--- Start Data ---

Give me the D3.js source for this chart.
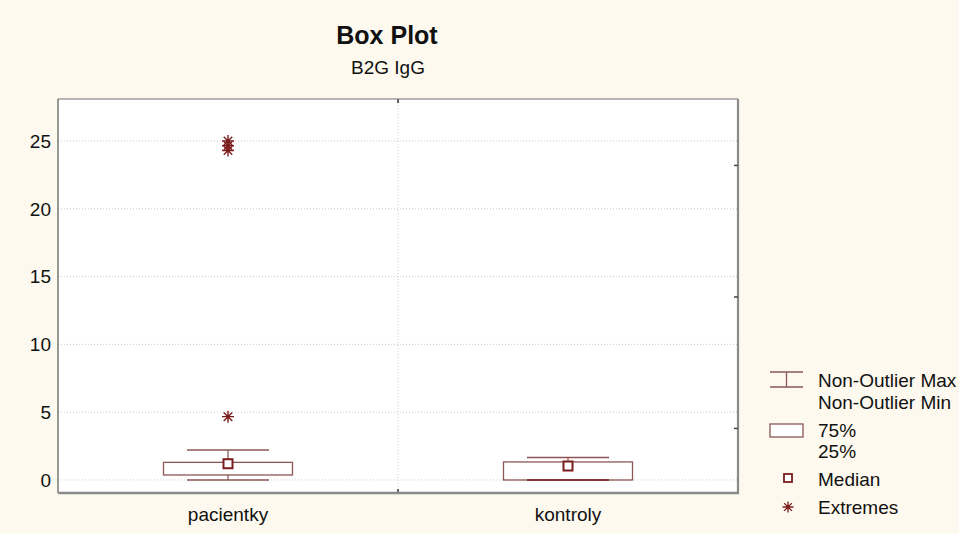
<!DOCTYPE html>
<html>
<head>
<meta charset="utf-8">
<script src="https://cdn.jsdelivr.net/npm/d3@7"></script>
<style>
  html, body { margin: 0; padding: 0; background: #fdf9ee; }
  svg { display: block; }
  text { font-family: "Liberation Sans", Arial, sans-serif; fill: #111; }
</style>
</head>
<body>
<svg id="chart" width="959" height="534"></svg>
<script>
// B2G IgG summary statistics per group
const categories = ["pacientky", "kontroly"];
const whiskerMin = [0.0, 0.0];
const q1 = [0.37, 0.0];
const medians = [1.2, 1.03];
const q3 = [1.3, 1.33];
const whiskerMax = [2.21, 1.65];
const extremes = [[4.67, 24.3, 24.65, 25.0], []];
const yTicks = [0, 5, 10, 15, 20, 25];
const rightTicks = [3.8, 13.5, 23.2];

const legendItems = [
  { kind: "whisker", lines: ["Non-Outlier Max", "Non-Outlier Min"] },
  { kind: "box", lines: ["75%", "25%"] },
  { kind: "median", lines: ["Median"] },
  { kind: "extreme", lines: ["Extremes"] }
];

const svg = d3.select("#chart");
const margin = { left: 58, top: 99, right: 738, bottom: 493 };

const x = d3.scaleBand().domain(categories).range([margin.left, margin.right]).padding(0);
const y = d3.scaleLinear().domain([-0.96, 28.1]).range([margin.bottom, margin.top]);

const boxColor = "#8a5656";
const darkRed = "#7a1c1c";
const gridColor = "#c9c9c9";
const labelSize = "19px";

// Titles
svg.append("text").attr("x", 387).attr("y", 44).attr("text-anchor", "middle")
  .style("font-size", "25px").style("font-weight", "bold").text("Box Plot");
svg.append("text").attr("x", 388).attr("y", 74).attr("text-anchor", "middle")
  .style("font-size", "19px").text("B2G IgG");

// Plot area background
svg.append("rect").attr("x", margin.left).attr("y", margin.top)
  .attr("width", margin.right - margin.left).attr("height", margin.bottom - margin.top)
  .attr("fill", "#ffffff");

// Horizontal grid
svg.append("g").selectAll("line").data(yTicks).join("line")
  .attr("x1", margin.left).attr("x2", margin.right)
  .attr("y1", d => y(d)).attr("y2", d => y(d))
  .attr("stroke", gridColor).attr("stroke-width", 1).attr("stroke-dasharray", "1,2");

// Vertical grid between categories
const sep = x(categories[1]);
svg.append("line").attr("x1", sep).attr("x2", sep)
  .attr("y1", margin.top).attr("y2", margin.bottom)
  .attr("stroke", gridColor).attr("stroke-dasharray", "1,2");
svg.append("line").attr("x1", sep).attr("x2", sep).attr("y1", margin.top).attr("y2", margin.top + 4)
  .attr("stroke", "#333").attr("stroke-width", 1.5);
svg.append("line").attr("x1", sep).attr("x2", sep).attr("y1", margin.bottom - 4).attr("y2", margin.bottom)
  .attr("stroke", "#333").attr("stroke-width", 1.5);

// Frame
svg.append("line").attr("x1", margin.left).attr("x2", margin.right).attr("y1", margin.top).attr("y2", margin.top)
  .attr("stroke", "#6e6e6e").attr("stroke-width", 1.2);
svg.append("line").attr("x1", margin.left).attr("x2", margin.left).attr("y1", margin.top).attr("y2", margin.bottom)
  .attr("stroke", "#555").attr("stroke-width", 1.2);
svg.append("line").attr("x1", margin.right).attr("x2", margin.right).attr("y1", margin.top).attr("y2", margin.bottom + 1)
  .attr("stroke", "#8a8a8a").attr("stroke-width", 2.2);
svg.append("line").attr("x1", margin.left).attr("x2", margin.right + 1).attr("y1", margin.bottom).attr("y2", margin.bottom)
  .attr("stroke", "#8a8a8a").attr("stroke-width", 2.6);

// Right-side tick marks
svg.append("g").selectAll("line").data(rightTicks).join("line")
  .attr("x1", margin.right - 4).attr("x2", margin.right)
  .attr("y1", d => y(d)).attr("y2", d => y(d))
  .attr("stroke", "#444").attr("stroke-width", 1.5);

// Y axis labels
svg.append("g").selectAll("text").data(yTicks).join("text")
  .attr("x", 51).attr("y", d => y(d)).attr("dy", "0.36em")
  .attr("text-anchor", "end").style("font-size", labelSize).text(d => d);

// Category labels
svg.append("g").selectAll("text").data(categories).join("text")
  .attr("x", d => x(d) + x.bandwidth() / 2).attr("y", 521)
  .attr("text-anchor", "middle").style("font-size", labelSize).text(d => d);

// Star marker path
function starPath(cx, cy, r) {
  let p = "";
  for (let i = 0; i < 4; i++) {
    const a = i * Math.PI / 4;
    const dx = Math.sin(a) * r, dy = Math.cos(a) * r;
    p += `M${cx - dx},${cy - dy}L${cx + dx},${cy + dy}`;
  }
  return p;
}

const boxW = 129, capW = 82, medS = 9;

categories.forEach((c, i) => {
  const cx = x(c) + x.bandwidth() / 2;
  const g = svg.append("g");
  // whisker stems
  g.append("line").attr("x1", cx).attr("x2", cx).attr("y1", y(whiskerMax[i])).attr("y2", y(q3[i]))
    .attr("stroke", boxColor).attr("stroke-width", 1.2);
  g.append("line").attr("x1", cx).attr("x2", cx).attr("y1", y(q1[i])).attr("y2", y(whiskerMin[i]))
    .attr("stroke", boxColor).attr("stroke-width", 1.2);
  // box
  g.append("rect").attr("x", cx - boxW / 2).attr("y", y(q3[i]))
    .attr("width", boxW).attr("height", y(q1[i]) - y(q3[i]))
    .attr("fill", "#ffffff").attr("stroke", boxColor).attr("stroke-width", 1.3);
  // caps
  g.append("line").attr("x1", cx - capW / 2).attr("x2", cx + capW / 2)
    .attr("y1", y(whiskerMax[i])).attr("y2", y(whiskerMax[i]))
    .attr("stroke", boxColor).attr("stroke-width", 1.5);
  g.append("line").attr("x1", cx - capW / 2).attr("x2", cx + capW / 2)
    .attr("y1", y(whiskerMin[i])).attr("y2", y(whiskerMin[i]))
    .attr("stroke", i === 1 ? darkRed : boxColor).attr("stroke-width", 1.5);
  // median
  g.append("rect").attr("x", cx - medS / 2).attr("y", y(medians[i]) - medS / 2)
    .attr("width", medS).attr("height", medS)
    .attr("fill", "#ffffff").attr("stroke", darkRed).attr("stroke-width", 2);
  // extremes
  g.selectAll("path").data(extremes[i]).join("path")
    .attr("d", d => starPath(cx, y(d), 6))
    .attr("stroke", darkRed).attr("stroke-width", 1.4).attr("fill", "none");
});

// Legend
const lg = svg.append("g");
const symX = 770, symW = 33, textX = 818;
// whisker symbol
lg.append("line").attr("x1", symX).attr("x2", symX + symW).attr("y1", 372).attr("y2", 372).attr("stroke", boxColor).attr("stroke-width", 1.3);
lg.append("line").attr("x1", symX).attr("x2", symX + symW).attr("y1", 387).attr("y2", 387).attr("stroke", boxColor).attr("stroke-width", 1.3);
lg.append("line").attr("x1", symX + symW / 2).attr("x2", symX + symW / 2).attr("y1", 372).attr("y2", 387).attr("stroke", boxColor).attr("stroke-width", 1.3);
// box symbol
lg.append("rect").attr("x", symX).attr("y", 424).attr("width", symW).attr("height", 13)
  .attr("fill", "#ffffff").attr("stroke", boxColor).attr("stroke-width", 1.3);
// median symbol
lg.append("rect").attr("x", 788 - 4).attr("y", 478 - 4).attr("width", 8).attr("height", 8)
  .attr("fill", "#ffffff").attr("stroke", darkRed).attr("stroke-width", 1.8);
// extreme symbol
lg.append("path").attr("d", starPath(788, 507, 5.5)).attr("stroke", darkRed).attr("stroke-width", 1.3).attr("fill", "none");

const legendTextY = [[380, 402], [430, 451], [479], [507]];
legendItems.forEach((item, i) => {
  item.lines.forEach((t, j) => {
    lg.append("text").attr("x", textX).attr("y", legendTextY[i][j]).attr("dy", "0.36em")
      .style("font-size", labelSize).text(t);
  });
});
</script>
</body>
</html>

--- End Data ---

Exercise requirements:
Collect, from the material above, every line containing the word "chart".

Answer to this task:
Give me the D3.js source for this chart.
<svg id="chart" width="959" height="534"></svg>
const svg = d3.select("#chart");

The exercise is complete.